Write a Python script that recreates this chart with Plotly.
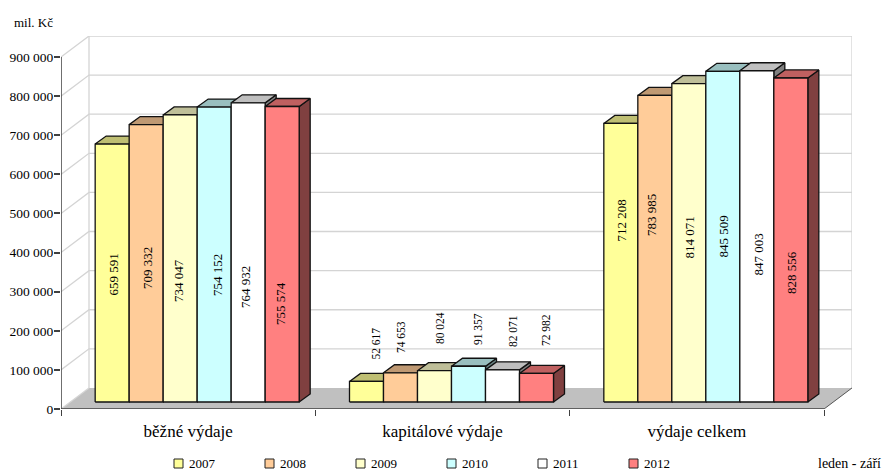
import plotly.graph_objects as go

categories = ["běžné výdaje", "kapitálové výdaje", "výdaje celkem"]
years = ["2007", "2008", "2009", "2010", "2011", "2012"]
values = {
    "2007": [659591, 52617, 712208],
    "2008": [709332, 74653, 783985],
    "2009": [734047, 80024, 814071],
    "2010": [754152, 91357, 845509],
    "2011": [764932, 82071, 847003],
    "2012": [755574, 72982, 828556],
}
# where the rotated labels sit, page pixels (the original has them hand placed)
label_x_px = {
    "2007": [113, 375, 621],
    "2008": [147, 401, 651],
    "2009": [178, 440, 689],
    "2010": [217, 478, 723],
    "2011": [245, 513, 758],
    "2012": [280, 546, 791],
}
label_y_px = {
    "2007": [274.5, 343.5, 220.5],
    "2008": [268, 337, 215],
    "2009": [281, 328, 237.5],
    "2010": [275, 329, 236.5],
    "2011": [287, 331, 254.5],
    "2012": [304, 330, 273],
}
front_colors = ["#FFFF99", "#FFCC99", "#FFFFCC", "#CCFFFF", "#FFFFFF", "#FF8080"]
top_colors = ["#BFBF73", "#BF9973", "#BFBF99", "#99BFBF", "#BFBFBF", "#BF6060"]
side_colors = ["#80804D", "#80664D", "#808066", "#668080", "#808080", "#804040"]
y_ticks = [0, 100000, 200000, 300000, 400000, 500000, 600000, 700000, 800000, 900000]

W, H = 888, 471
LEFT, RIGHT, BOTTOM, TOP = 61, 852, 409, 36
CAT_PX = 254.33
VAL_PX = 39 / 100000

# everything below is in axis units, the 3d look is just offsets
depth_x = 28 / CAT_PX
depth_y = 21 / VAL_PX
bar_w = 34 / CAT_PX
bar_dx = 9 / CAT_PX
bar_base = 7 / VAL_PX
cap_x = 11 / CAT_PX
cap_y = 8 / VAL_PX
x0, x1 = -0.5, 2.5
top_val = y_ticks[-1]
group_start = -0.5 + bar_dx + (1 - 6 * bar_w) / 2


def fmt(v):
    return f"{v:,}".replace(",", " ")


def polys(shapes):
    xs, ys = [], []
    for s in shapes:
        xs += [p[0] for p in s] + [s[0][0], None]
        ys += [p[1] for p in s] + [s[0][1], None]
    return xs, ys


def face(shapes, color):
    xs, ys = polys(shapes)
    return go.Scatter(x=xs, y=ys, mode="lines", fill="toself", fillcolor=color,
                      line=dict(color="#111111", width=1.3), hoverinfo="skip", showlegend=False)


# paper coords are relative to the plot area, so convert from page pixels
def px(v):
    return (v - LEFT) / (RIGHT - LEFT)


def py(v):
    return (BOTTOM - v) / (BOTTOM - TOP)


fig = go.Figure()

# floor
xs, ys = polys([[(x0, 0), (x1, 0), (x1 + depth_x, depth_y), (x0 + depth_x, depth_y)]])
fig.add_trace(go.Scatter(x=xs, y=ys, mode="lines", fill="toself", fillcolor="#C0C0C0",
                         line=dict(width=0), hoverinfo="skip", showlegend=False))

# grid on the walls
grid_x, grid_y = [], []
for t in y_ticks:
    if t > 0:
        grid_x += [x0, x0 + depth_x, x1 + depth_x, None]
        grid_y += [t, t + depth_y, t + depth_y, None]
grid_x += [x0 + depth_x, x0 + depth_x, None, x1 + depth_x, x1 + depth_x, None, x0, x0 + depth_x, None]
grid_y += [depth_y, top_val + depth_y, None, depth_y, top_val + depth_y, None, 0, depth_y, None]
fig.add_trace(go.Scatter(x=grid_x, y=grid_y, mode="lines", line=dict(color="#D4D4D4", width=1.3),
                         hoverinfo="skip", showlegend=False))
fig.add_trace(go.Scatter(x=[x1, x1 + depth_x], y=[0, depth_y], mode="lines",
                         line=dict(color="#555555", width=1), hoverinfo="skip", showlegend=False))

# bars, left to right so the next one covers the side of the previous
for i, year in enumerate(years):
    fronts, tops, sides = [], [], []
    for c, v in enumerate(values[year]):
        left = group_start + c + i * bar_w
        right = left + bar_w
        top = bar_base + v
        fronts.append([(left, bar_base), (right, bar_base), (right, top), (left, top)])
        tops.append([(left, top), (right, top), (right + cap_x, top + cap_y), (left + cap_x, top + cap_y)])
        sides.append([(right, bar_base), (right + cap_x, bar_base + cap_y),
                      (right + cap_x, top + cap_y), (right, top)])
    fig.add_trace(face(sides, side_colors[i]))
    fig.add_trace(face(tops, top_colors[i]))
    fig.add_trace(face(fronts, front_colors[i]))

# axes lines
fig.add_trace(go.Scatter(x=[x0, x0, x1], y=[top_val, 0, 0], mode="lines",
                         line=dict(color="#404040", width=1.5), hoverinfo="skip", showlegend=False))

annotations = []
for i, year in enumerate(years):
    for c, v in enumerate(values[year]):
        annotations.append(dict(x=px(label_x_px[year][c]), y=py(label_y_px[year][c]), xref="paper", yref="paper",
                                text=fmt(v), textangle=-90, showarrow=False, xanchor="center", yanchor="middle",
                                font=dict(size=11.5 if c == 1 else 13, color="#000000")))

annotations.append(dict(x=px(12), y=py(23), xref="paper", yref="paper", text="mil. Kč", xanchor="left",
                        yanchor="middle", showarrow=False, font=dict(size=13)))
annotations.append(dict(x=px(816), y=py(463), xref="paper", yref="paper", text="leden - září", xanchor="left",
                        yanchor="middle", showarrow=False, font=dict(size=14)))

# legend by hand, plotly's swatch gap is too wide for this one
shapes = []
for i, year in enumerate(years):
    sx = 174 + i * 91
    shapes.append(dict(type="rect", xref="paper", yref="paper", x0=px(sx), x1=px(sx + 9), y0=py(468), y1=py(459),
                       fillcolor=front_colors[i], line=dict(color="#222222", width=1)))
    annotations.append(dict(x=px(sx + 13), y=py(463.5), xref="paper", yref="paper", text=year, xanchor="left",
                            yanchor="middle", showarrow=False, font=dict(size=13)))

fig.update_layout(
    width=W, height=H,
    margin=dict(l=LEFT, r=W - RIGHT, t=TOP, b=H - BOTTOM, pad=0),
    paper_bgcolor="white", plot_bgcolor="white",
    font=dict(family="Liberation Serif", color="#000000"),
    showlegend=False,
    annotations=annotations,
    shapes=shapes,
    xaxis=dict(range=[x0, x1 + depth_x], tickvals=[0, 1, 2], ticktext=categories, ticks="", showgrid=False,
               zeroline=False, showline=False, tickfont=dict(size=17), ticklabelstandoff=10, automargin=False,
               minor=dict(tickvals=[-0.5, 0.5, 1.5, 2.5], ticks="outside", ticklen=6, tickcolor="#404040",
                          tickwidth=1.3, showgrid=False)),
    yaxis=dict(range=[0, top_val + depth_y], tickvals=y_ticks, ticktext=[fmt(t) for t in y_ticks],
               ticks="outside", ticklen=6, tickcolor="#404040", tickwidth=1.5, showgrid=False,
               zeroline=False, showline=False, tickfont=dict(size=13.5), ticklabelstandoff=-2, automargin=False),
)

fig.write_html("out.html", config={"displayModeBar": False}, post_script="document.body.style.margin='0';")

## Work to do
Repeat only the lines from the beginning of the material through the line containing "return xs, ys", both ends kept, leaving pictures out.

## Reply to the exercise
Write a Python script that recreates this chart with Plotly.
import plotly.graph_objects as go

categories = ["běžné výdaje", "kapitálové výdaje", "výdaje celkem"]
years = ["2007", "2008", "2009", "2010", "2011", "2012"]
values = {
    "2007": [659591, 52617, 712208],
    "2008": [709332, 74653, 783985],
    "2009": [734047, 80024, 814071],
    "2010": [754152, 91357, 845509],
    "2011": [764932, 82071, 847003],
    "2012": [755574, 72982, 828556],
}
# where the rotated labels sit, page pixels (the original has them hand placed)
label_x_px = {
    "2007": [113, 375, 621],
    "2008": [147, 401, 651],
    "2009": [178, 440, 689],
    "2010": [217, 478, 723],
    "2011": [245, 513, 758],
    "2012": [280, 546, 791],
}
label_y_px = {
    "2007": [274.5, 343.5, 220.5],
    "2008": [268, 337, 215],
    "2009": [281, 328, 237.5],
    "2010": [275, 329, 236.5],
    "2011": [287, 331, 254.5],
    "2012": [304, 330, 273],
}
front_colors = ["#FFFF99", "#FFCC99", "#FFFFCC", "#CCFFFF", "#FFFFFF", "#FF8080"]
top_colors = ["#BFBF73", "#BF9973", "#BFBF99", "#99BFBF", "#BFBFBF", "#BF6060"]
side_colors = ["#80804D", "#80664D", "#808066", "#668080", "#808080", "#804040"]
y_ticks = [0, 100000, 200000, 300000, 400000, 500000, 600000, 700000, 800000, 900000]

W, H = 888, 471
LEFT, RIGHT, BOTTOM, TOP = 61, 852, 409, 36
CAT_PX = 254.33
VAL_PX = 39 / 100000

# everything below is in axis units, the 3d look is just offsets
depth_x = 28 / CAT_PX
depth_y = 21 / VAL_PX
bar_w = 34 / CAT_PX
bar_dx = 9 / CAT_PX
bar_base = 7 / VAL_PX
cap_x = 11 / CAT_PX
cap_y = 8 / VAL_PX
x0, x1 = -0.5, 2.5
top_val = y_ticks[-1]
group_start = -0.5 + bar_dx + (1 - 6 * bar_w) / 2


def fmt(v):
    return f"{v:,}".replace(",", " ")


def polys(shapes):
    xs, ys = [], []
    for s in shapes:
        xs += [p[0] for p in s] + [s[0][0], None]
        ys += [p[1] for p in s] + [s[0][1], None]
    return xs, ys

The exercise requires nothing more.